La mente come dispositivo sociale

La mente come dispositivo sociale

Come ci insegna George Herbert Mead, la mente umana è un dispositivo eminentemente sociale. Infatti essa è principalmente basata (e concentrata, consciamente e ancor più inconsciamente) sugli “altri”, in quanto finalizzata a gestire le relazioni e le interazioni con questi (e con ciò che Mead chiama l’Altro generalizzato).

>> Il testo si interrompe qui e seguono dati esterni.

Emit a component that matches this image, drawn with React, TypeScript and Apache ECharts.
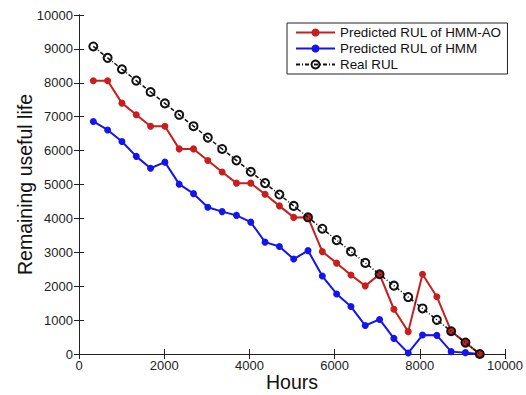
import React, { useEffect, useRef } from "react";
import * as echarts from "echarts";

const hours = [336, 672, 1008, 1344, 1680, 2016, 2352, 2688, 3024, 3360, 3696, 4032, 4368, 4704, 5040, 5376, 5712, 6048, 6384, 6720, 7056, 7392, 7728, 8064, 8400, 8736, 9072, 9408];
const hmmAO = [8060, 8060, 7400, 7060, 6720, 6720, 6050, 6050, 5710, 5370, 5040, 5040, 4710, 4370, 4030, 4032, 3020, 2680, 2330, 2010, 2352, 1320, 660, 2350, 1690, 672, 336, 0];
const hmm = [6860, 6610, 6270, 5830, 5480, 5660, 5010, 4730, 4330, 4200, 4090, 3890, 3300, 3170, 2800, 3050, 2300, 1770, 1400, 840, 1020, 460, 30, 560, 550, 70, 40, 0];
const realRUL = [9072, 8736, 8400, 8064, 7728, 7392, 7056, 6720, 6384, 6048, 5712, 5376, 5040, 4704, 4368, 4032, 3696, 3360, 3024, 2688, 2352, 2016, 1680, 1344, 1008, 672, 336, 0];
const seriesNames = ["Predicted RUL of HMM-AO", "Predicted RUL of HMM", "Real RUL"];

const pair = (ys: number[]) => hours.map((h, i) => [h, ys[i]]);

export default function App() {
  const ref = useRef<HTMLDivElement>(null);
  useEffect(() => {
    if (!ref.current) return;
    const chart = echarts.init(ref.current, null, { renderer: "svg" });
    const font = "Liberation Sans, Arial, sans-serif";
    const axisCommon = {
      axisLine: { show: true, lineStyle: { color: "#222", width: 1 } },
      axisTick: { show: true, inside: true, length: 5, lineStyle: { color: "#222" } },
      splitLine: { show: false },
    };
    const fmt = (v: number) => String(v);
    chart.setOption({
      animation: false,
      backgroundColor: "#fff",
      grid: { left: 79, right: 21, top: 15, bottom: 41, outerBoundsMode: "none", containLabel: false },
      legend: {
        data: seriesNames,
        orient: "vertical",
        left: 287,
        top: 23,
        backgroundColor: "#fff",
        borderColor: "#222",
        borderWidth: 1,
        padding: [3, 6, 3, 8],
        itemGap: 3,
        itemWidth: 39,
        itemHeight: 10,
        textStyle: { fontFamily: font, fontSize: 13.4, color: "#111", lineHeight: 13, padding: [0, 0, 0, 0] },
      },
      xAxis: [
        {
          type: "value",
          min: 0,
          max: 10000,
          interval: 2000,
          name: "Hours",
          nameLocation: "middle",
          nameGap: 18,
          nameMoveOverlap: false,
          nameTextStyle: { fontFamily: font, fontSize: 19.5, color: "#111" },
          axisLabel: { fontFamily: font, fontSize: 13, color: "#222", margin: 5, formatter: fmt },
          ...axisCommon,
        },
        {
          type: "value",
          position: "top",
          min: 0,
          max: 10000,
          interval: 2000,
          axisLabel: { show: false },
          ...axisCommon,
        },
      ],
      yAxis: [
        {
          type: "value",
          min: 0,
          max: 10000,
          interval: 1000,
          name: "Remaining useful life",
          nameLocation: "middle",
          nameGap: 44,
          nameMoveOverlap: false,
          nameTextStyle: { fontFamily: font, fontSize: 19.5, color: "#111" },
          axisLabel: { fontFamily: font, fontSize: 13, color: "#222", margin: 6, formatter: fmt },
          ...axisCommon,
        },
        {
          type: "value",
          position: "right",
          min: 0,
          max: 10000,
          interval: 1000,
          axisLabel: { show: false },
          ...axisCommon,
        },
      ],
      series: [
        {
          name: seriesNames[0],
          type: "line",
          data: pair(hmmAO),
          symbol: "circle",
          symbolSize: 7,
          itemStyle: { color: "#c81e1e" },
          lineStyle: { color: "#c81e1e", width: 2 },
          z: 3,
        },
        {
          name: seriesNames[1],
          type: "line",
          data: pair(hmm),
          symbol: "circle",
          symbolSize: 7,
          itemStyle: { color: "#1414ee" },
          lineStyle: { color: "#1414ee", width: 2 },
          z: 2,
        },
        {
          name: seriesNames[2],
          type: "line",
          data: pair(realRUL),
          symbol: "circle",
          symbolSize: 8,
          itemStyle: { color: "rgba(0,0,0,0)", borderColor: "#111", borderWidth: 2 },
          lineStyle: { color: "#111", width: 1.5, type: [4, 2, 1, 2] },
          z: 4,
        },
      ],
    });
    return () => chart.dispose();
  }, []);
  return <div ref={ref} style={{ position: "fixed", left: 0, top: 0, width: 526, height: 395 }} />;
}
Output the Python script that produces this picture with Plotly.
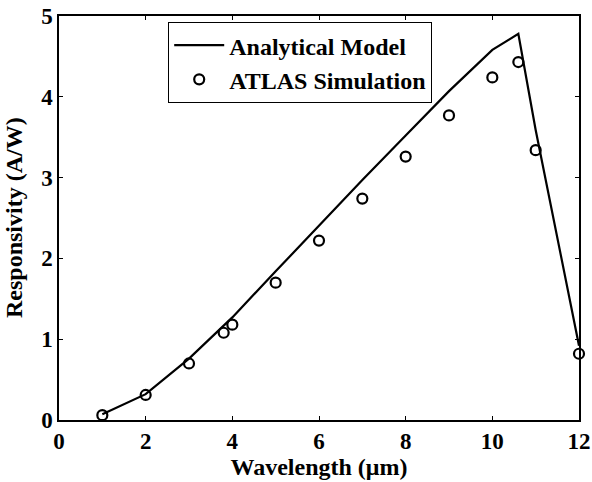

La mente umana è dunque, a mio parere, un insieme di algoritmi (cognitivi, emotivi e motivazionali) ovvero di logiche, strategie e tattiche (apprese e sviluppate attraverso le esperienze sociali) che riguardano le relazioni e interazioni con gli altri, per risolvere problemi quali: come ottenere la loro cooperazione, come influenzarli a proprio vantaggio, come evitare la loro ostilità, come distinguere gli “amici” dai “nemici” e i “buoni” dai “cattivi”; come presentarsi agli altri (ovvero che identità e ruoli assumere, e a quali ranghi aspirare nelle varie gerarchie), cosa conviene rivelare e cosa nascondere, quando è opportuno giocare, quando scherzare e quando essere seri, cosa fare e cosa non fare, cosa dire e cosa non dire, cosa pensare e cosa non pensare per far parte di una comunità e partecipare alla vita sociale; come farsi capire, come intuire i pensieri, i sentimenti, le intenzioni e i desideri altrui; come competere contro gli altri, come difendersi dai loro attacchi, come ottenere la loro alleanza in un conflitto, quando conviene incontrarli e quando evitarli, come ottenere la loro fiducia; come attrarli, contentarli, intrattenerli, divertirli, farli ridere, indottrinarli, educarli, sottometterli, ingannarli, umiliarli, punirli, scacciarli, sfruttarli, soddisfare o frustrare i loro bisogni e desideri; come dimostrare loro di avere ragione e di essere migliori di altri; come farsi aiutare, obbedire. accettare, approvare, desiderare, amare, preferire, ascoltare, ammirare, perdonare ecc.

Tali algoritmi non sono coordinati da un organo di controllo centrale, ma agiscono autonomamente, in modi a volte incoerenti e conflittuali, creando “doppi vincoli” (nel senso definito da Gregory Bateson) che possono dar luogo a immobilismo, frustrazioni e disagi psichici.

In estrema sintesi, si potrebbe dire che la mente sia fatta per rispondere a domande come le seguenti (e agire automaticamente di conseguenza):

  • Come reagisce X se faccio la cosa Y?
  • Come mi conviene reagire se X fa la cosa Y?
  • Cosa mi conviene comportarmi rispetto a X in caso di Z?
  • ecc.

dove X può essere sostituito con qualunque persona, Y con qualunque azione (o pensiero) e Z con qualunque evento o situazione.